_TASK INSTRUCTIONS_. Without the pictures, output the lines of the material from the very first through the one that holds "import * as d3 from 'd3';".

_DATA BLOCK_.
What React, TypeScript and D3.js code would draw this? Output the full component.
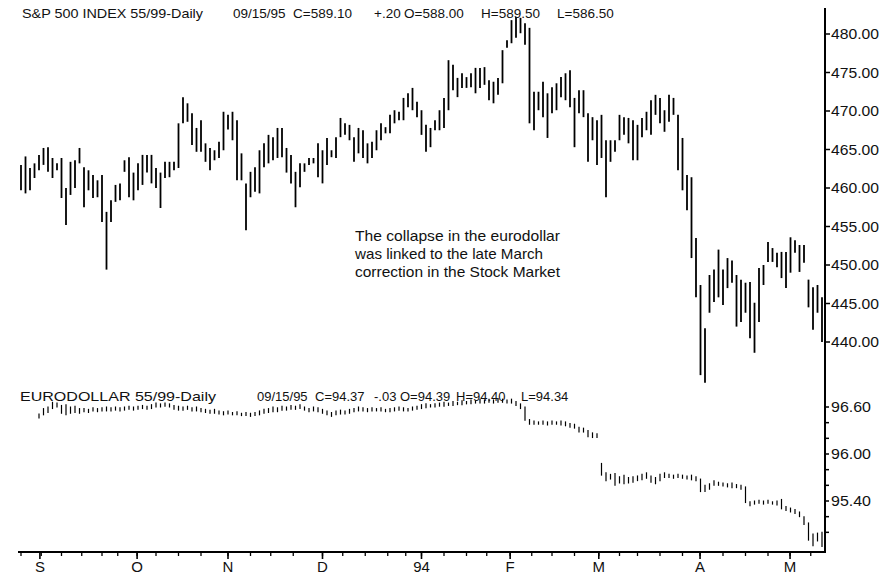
import React, { useEffect, useRef } from 'react';
import * as d3 from 'd3';

// S&P 500 daily bars (high / low), late Aug 1993 .. early May 1994
const spHigh = [
  463.0, 464.1, 462.6, 463.2, 464.3, 465.2, 465.3, 463.9, 463.2, 463.9,
  460.0, 463.4, 463.6, 465.2, 462.7, 462.3, 461.7, 461.0, 461.7, 456.9,
  458.4, 460.4, 460.6, 463.6, 464.0, 462.0, 463.2, 464.3, 464.3, 464.3,
  462.6, 462.0, 463.4, 463.4, 463.4, 468.4, 471.8, 471.0, 469.7, 467.8,
  468.8, 465.8, 465.2, 464.9, 466.0, 469.9, 469.5, 469.9, 468.8, 464.5,
  460.6, 462.1, 462.7, 464.9, 465.8, 466.9, 466.6, 467.8, 467.8, 465.2,
  464.3, 462.1, 463.2, 463.2, 463.9, 463.9, 465.8, 464.9, 466.5, 464.9,
  466.6, 469.1, 468.4, 468.2, 466.6, 467.8, 467.5, 465.8, 466.0, 467.5,
  468.4, 467.9, 469.5, 470.1, 469.9, 471.7, 472.3, 473.0, 471.2, 470.1,
  468.2, 467.8, 468.8, 470.1, 471.7, 476.6, 476.0, 474.3, 474.9, 474.4,
  474.9, 475.6, 475.6, 475.7, 474.0, 473.8, 474.3, 477.9, 479.2, 481.8,
  482.2, 482.1, 481.4, 480.8, 472.5, 472.5, 473.8, 472.3, 473.1, 473.6,
  474.4, 474.9, 475.3, 471.7, 472.7, 472.7, 469.7, 469.2, 468.8, 469.5,
  466.2, 466.2, 466.2, 469.5, 469.2, 469.1, 468.8, 468.2, 469.1, 469.9,
  471.4, 472.1, 471.7, 470.1, 472.1, 471.7, 469.5, 466.5, 461.7, 461.4,
  453.5, 447.4, 441.8, 448.7, 449.4, 452.0, 449.4, 450.9, 450.6, 448.7,
  448.1, 447.7, 447.8, 445.1, 449.6, 450.0, 453.0, 452.2, 451.6, 451.7,
  451.7, 453.6, 453.2, 452.6, 452.6, 448.1, 447.1, 447.4, 445.8,
];
const spLow = [
  459.7, 459.3, 459.7, 461.3, 462.3, 463.0, 462.1, 461.3, 462.3, 458.7,
  455.2, 459.1, 460.0, 463.2, 457.5, 459.7, 458.7, 458.8, 455.6, 449.4,
  455.6, 458.2, 458.4, 462.1, 458.8, 458.4, 459.7, 460.4, 462.0, 460.6,
  460.0, 457.4, 461.3, 461.4, 462.3, 462.6, 468.4, 468.6, 465.6, 464.7,
  464.7, 463.4, 462.3, 463.6, 463.9, 464.9, 467.6, 466.2, 461.0, 461.0,
  454.5, 458.8, 459.5, 459.3, 462.7, 463.2, 463.6, 463.9, 464.0, 462.0,
  460.6, 457.5, 460.1, 462.1, 463.0, 463.2, 461.4, 460.6, 463.0, 464.0,
  463.9, 466.6, 466.9, 466.2, 463.4, 464.5, 463.9, 463.2, 463.9, 464.9,
  466.2, 467.1, 467.1, 468.4, 468.8, 468.8, 470.5, 470.1, 469.2, 466.9,
  464.7, 465.3, 467.5, 467.5, 467.8, 470.1, 472.7, 471.8, 473.0, 473.0,
  473.1, 472.3, 473.0, 473.4, 471.4, 471.0, 472.1, 473.6, 478.2, 478.8,
  479.5, 480.1, 478.6, 468.4, 467.5, 470.1, 469.2, 466.5, 469.7, 470.1,
  471.8, 471.4, 470.5, 465.3, 469.7, 469.2, 463.4, 466.2, 463.0, 463.9,
  458.8, 463.4, 464.7, 466.2, 466.9, 465.8, 463.6, 463.6, 466.6, 467.5,
  466.9, 469.5, 468.4, 467.3, 468.6, 469.5, 462.3, 459.7, 457.1, 450.9,
  445.8, 435.7, 434.7, 443.8, 445.2, 445.8, 444.8, 447.0, 447.7, 442.0,
  442.6, 443.8, 440.5, 438.6, 442.6, 447.4, 450.4, 450.4, 449.7, 448.3,
  447.0, 449.0, 451.6, 449.1, 450.3, 444.5, 441.6, 443.8, 440.0,
];

// Eurodollar daily bars (high / low); the first four days have no bar
const edHigh = [
  null, null, null, null, 96.51, 96.58, 96.60, 96.66, 96.65, 96.62,
  96.63, 96.60, 96.61, 96.58, 96.58, 96.57, 96.59, 96.58, 96.59, 96.60,
  96.59, 96.60, 96.59, 96.60, 96.61, 96.60, 96.61, 96.62, 96.61, 96.63,
  96.65, 96.64, 96.65, 96.64, 96.62, 96.61, 96.60, 96.61, 96.59, 96.60,
  96.58, 96.57, 96.56, 96.57, 96.55, 96.54, 96.55, 96.53, 96.54, 96.52,
  96.53, 96.52, 96.53, 96.55, 96.57, 96.58, 96.60, 96.59, 96.61, 96.60,
  96.62, 96.61, 96.63, 96.60, 96.58, 96.60, 96.59, 96.57, 96.55, 96.53,
  96.55, 96.56, 96.55, 96.57, 96.58, 96.60, 96.59, 96.58, 96.59, 96.58,
  96.59, 96.57, 96.58, 96.59, 96.60, 96.59, 96.58, 96.60, 96.61, 96.63,
  96.64, 96.63, 96.64, 96.65, 96.66, 96.65, 96.67, 96.66, 96.68, 96.67,
  96.69, 96.68, 96.70, 96.69, 96.70, 96.69, 96.71, 96.70, 96.69, 96.70,
  96.67, 96.64, 96.60, 96.44, 96.42, 96.41, 96.42, 96.41, 96.42, 96.41,
  96.42, 96.41, 96.39, 96.38, 96.34, 96.33, 96.30, 96.27, 96.26, 95.88,
  95.76, 95.74, 95.75, 95.71, 95.73, 95.70, 95.71, 95.72, 95.74, 95.76,
  95.72, 95.70, 95.74, 95.76, 95.74, 95.73, 95.74, 95.73, 95.72, 95.73,
  95.71, 95.68, 95.60, 95.62, 95.66, 95.64, 95.63, 95.62, 95.63, 95.61,
  95.60, 95.58, 95.39, 95.40, 95.41, 95.40, 95.41, 95.39, 95.40, 95.42,
  95.33, 95.31, 95.29, 95.26, 95.20, 95.12, 94.98, 94.99, 95.00,
];
const edLow = [
  null, null, null, null, 96.46, 96.50, 96.53, 96.58, 96.60, 96.52,
  96.50, 96.52, 96.53, 96.52, 96.54, 96.53, 96.55, 96.54, 96.55, 96.55,
  96.55, 96.56, 96.55, 96.56, 96.57, 96.56, 96.57, 96.58, 96.57, 96.58,
  96.60, 96.60, 96.61, 96.60, 96.57, 96.56, 96.56, 96.57, 96.55, 96.55,
  96.54, 96.53, 96.52, 96.52, 96.51, 96.50, 96.51, 96.50, 96.50, 96.49,
  96.49, 96.48, 96.49, 96.50, 96.52, 96.53, 96.54, 96.54, 96.56, 96.56,
  96.57, 96.57, 96.58, 96.56, 96.54, 96.55, 96.54, 96.52, 96.50, 96.48,
  96.50, 96.51, 96.51, 96.52, 96.54, 96.55, 96.55, 96.54, 96.55, 96.55,
  96.55, 96.54, 96.54, 96.55, 96.56, 96.55, 96.55, 96.56, 96.57, 96.58,
  96.59, 96.60, 96.60, 96.61, 96.61, 96.62, 96.62, 96.63, 96.63, 96.64,
  96.64, 96.65, 96.65, 96.65, 96.66, 96.65, 96.66, 96.66, 96.65, 96.65,
  96.62, 96.58, 96.43, 96.38, 96.38, 96.38, 96.38, 96.37, 96.38, 96.38,
  96.37, 96.36, 96.34, 96.33, 96.28, 96.28, 96.22, 96.21, 96.21, 95.73,
  95.66, 95.68, 95.60, 95.63, 95.62, 95.63, 95.64, 95.66, 95.67, 95.69,
  95.64, 95.62, 95.66, 95.70, 95.70, 95.69, 95.70, 95.69, 95.68, 95.67,
  95.66, 95.52, 95.52, 95.55, 95.60, 95.60, 95.59, 95.58, 95.57, 95.57,
  95.55, 95.38, 95.34, 95.36, 95.37, 95.36, 95.37, 95.36, 95.35, 95.30,
  95.28, 95.26, 95.24, 95.20, 95.10, 94.90, 94.83, 94.89, 94.82,
];

const spTicks = [440, 445, 450, 455, 460, 465, 470, 475, 480];
const edTicks = [95.0, 95.2, 95.4, 95.6, 95.8, 96.0, 96.2, 96.4, 96.6];
const edLabels = [95.4, 96.0, 96.6];

// month labels and the bar index where each month starts
const monthLabels = ['S', 'O', 'N', 'D', '94', 'F', 'M', 'A', 'M'];
const monthAt = [4.2, 25.8, 46, 67, 89, 108.7, 128.4, 150.9, 170.9];
const weekAt = [0, 4.5, 9, 13.5, 18, 21.5, 25.8, 30, 35, 40, 46, 51, 55.5, 60.5, 67,
  71.5, 76.5, 81.5, 85.5, 89, 94, 99, 103.5, 108.7, 113.5, 118, 123, 128.4, 133,
  137, 142, 147, 150.9, 156, 161, 166, 170.9, 175.5];

const spHeader = ['S&P 500 INDEX 55/99-Daily', '09/15/95', 'C=589.10', '+.20', 'O=588.00', 'H=589.50', 'L=586.50'];
const edHeader = ['EURODOLLAR 55/99-Daily', '09/15/95', 'C=94.37', '-.03', 'O=94.39', 'H=94.40', 'L=94.34'];
const note = ['The collapse in the eurodollar', 'was linked to the late March', 'correction in the Stock Market'];

const W = 896;
const H = 578;
const FONT = '"Liberation Sans", Arial, Helvetica, sans-serif';

export default function App() {
  const ref = useRef<SVGSVGElement>(null);

  useEffect(() => {
    const svg = d3.select(ref.current);
    svg.selectAll('*').remove();

    const axisX = 825;
    const baseY = 552;

    const x = d3.scaleLinear().domain([0, spHigh.length - 1]).range([21, 822]);
    const ySp = d3.scaleLinear().domain([440, 480]).range([342, 34]);
    const yEd = d3.scaleLinear().domain([95.4, 96.6]).range([501, 407]);

    svg.append('rect').attr('width', W).attr('height', H).attr('fill', '#fff');

    // S&P bars
    svg.append('g')
      .selectAll('line')
      .data(spHigh.map((h, i) => ({ i, h, l: spLow[i] })))
      .enter()
      .append('line')
      .attr('x1', (d) => x(d.i))
      .attr('x2', (d) => x(d.i))
      .attr('y1', (d) => ySp(d.h))
      .attr('y2', (d) => ySp(d.l))
      .attr('stroke', '#000')
      .attr('stroke-width', 1.8);

    // eurodollar bars
    const edData = edHigh
      .map((h, i) => ({ i, h, l: edLow[i] }))
      .filter((d) => d.h != null);
    svg.append('g')
      .selectAll('line')
      .data(edData)
      .enter()
      .append('line')
      .attr('x1', (d) => x(d.i))
      .attr('x2', (d) => x(d.i))
      .attr('y1', (d) => yEd(d.h as number) - 0.5)
      .attr('y2', (d) => yEd(d.l as number) + 0.5)
      .attr('stroke', '#000')
      .attr('stroke-width', 1.2);

    // right axis
    svg.append('line')
      .attr('x1', axisX).attr('x2', axisX)
      .attr('y1', 8).attr('y2', baseY + 1)
      .attr('stroke', '#000').attr('stroke-width', 2);

    const label = (g: any, xx: number, yy: number, s: string, size: number, len?: number) => {
      const t = g.append('text')
        .attr('x', xx).attr('y', yy)
        .attr('font-family', FONT).attr('font-size', size)
        .attr('fill', '#111')
        .text(s);
      if (len) t.attr('textLength', len).attr('lengthAdjust', 'spacingAndGlyphs');
      return t;
    };

    const spAxis = svg.append('g');
    spTicks.forEach((t) => {
      spAxis.append('line')
        .attr('x1', axisX).attr('x2', axisX + 5)
        .attr('y1', ySp(t)).attr('y2', ySp(t))
        .attr('stroke', '#000').attr('stroke-width', 1.5);
      label(spAxis, axisX + 6, ySp(t) + 5, d3.format('.2f')(t), 14.5, 48);
    });

    const edAxis = svg.append('g');
    edTicks.forEach((t) => {
      edAxis.append('line')
        .attr('x1', axisX).attr('x2', axisX + 4)
        .attr('y1', yEd(t)).attr('y2', yEd(t))
        .attr('stroke', '#000').attr('stroke-width', 1.5);
    });
    edLabels.forEach((t) => {
      label(edAxis, axisX + 6, yEd(t) + 5, d3.format('.2f')(t), 14.5, 40);
    });

    // bottom time axis
    svg.append('line')
      .attr('x1', 18).attr('x2', axisX + 1)
      .attr('y1', baseY).attr('y2', baseY)
      .attr('stroke', '#000').attr('stroke-width', 2);
    weekAt.forEach((w) => {
      svg.append('line')
        .attr('x1', x(w)).attr('x2', x(w))
        .attr('y1', baseY).attr('y2', baseY + 4)
        .attr('stroke', '#000').attr('stroke-width', 1.3);
    });
    monthAt.forEach((m, k) => {
      svg.append('line')
        .attr('x1', x(m)).attr('x2', x(m))
        .attr('y1', baseY).attr('y2', baseY + 7)
        .attr('stroke', '#000').attr('stroke-width', 1.6);
      label(svg, x(m), 572, monthLabels[k], 15).attr('text-anchor', 'middle');
    });

    // headers
    const spHeadX = [22, 233, 293, 374, 404, 481, 557];
    spHeader.forEach((s, k) => label(svg, spHeadX[k], 18, s, 13.5, k === 0 ? 181 : undefined));

    const edHeadX = [20, 257, 315, 374, 400, 456, 521];
    edHeader.forEach((s, k) => label(svg, edHeadX[k], 401, s, 13, k === 0 ? 196 : undefined));

    // annotation
    const noteW = [205, 188, 205];
    note.forEach((s, k) => label(svg, 355, 241 + k * 18, s, 14.5, noteW[k]));
  }, []);

  return (
    <svg
      ref={ref}
      width={W}
      height={H}
      style={{ position: 'absolute', left: 0, top: 0, display: 'block' }}
    />
  );
}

_FINAL RESULT_.
What React, TypeScript and D3.js code would draw this? Output the full component.
import React, { useEffect, useRef } from 'react';
import * as d3 from 'd3';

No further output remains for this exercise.